The Netzarim junction, a right-angle intersection of two roads known locally as the al-Shohada (martyrs') junction after the Palestinians who have died there in clashes with Israeli soldiers, lies a few kilometers south of Gaza City (at 31°27′54″N 34°25′36″E / 31.465129°N 34.426689°E / 31.465129; 34.426689). An Israeli military outpost, Magen-3, was maintained here to guard the approach to the nearby Netzarim settlement where—until Israel's withdrawal in 2005—60 Israeli families lived; entering and leaving the settlement only with a military convoy. Magen-3 lay In the lower right/north west quadrant alongside an abandoned warehouse and two six-story buildings known as the "twins." On the day of the incident—Rosh Hashanah, the Jewish New Year—it was manned by 18 Israeli soldiers from the Givati Brigade Engineering Platoon and the Herev Battalion.

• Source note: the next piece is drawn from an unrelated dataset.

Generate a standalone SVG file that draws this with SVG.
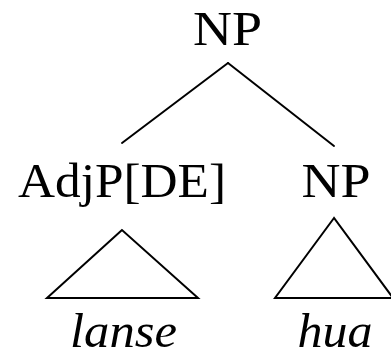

Talal Abu Rahma, the France 2 cameraman, included this diagram in an affidavit he swore in October 2000 in the Palestinian Centre for Human Rights in Gaza.
A ballistics expert commissioned by Philippe Karsenty presented this diagram to the Paris Court of Appeal in 2008. It included a position called the "pita" (see lower left quadrant), where several sources say Palestinian police officers stood, armed with automatic rifles; see below. This position did not appear on the France 2 cameraman's diagram (see left), which marks that area as "Fields".

Diagonally across from the IDF position, on the upper left quadrant, was a small building housing a Palestinian police post under the command of Brigadier-General Osama al-Ali, a member of the Palestine National Council. In front of it was a sidewalk along which ran a concrete wall. This was the wall Jamal and Muhammad crouched against. The upper right and lower left of the crossroads consisted of vacant land. According to several commentators—such as James Fallows in The Atlantic in 2003, and a diagram prepared in 2008 by a French ballistics expert (above right)—the lower left quadrant contained a circular dirt berm known locally as the "pita," because it was shaped like pita bread. Fallows writes that a group of uniformed Palestinian policemen stood on the pita, armed with automatic rifles. The "pita" position is not mentioned in the diagram produced by the France 2 cameraman, which marks the position only as "Fields" (see above left).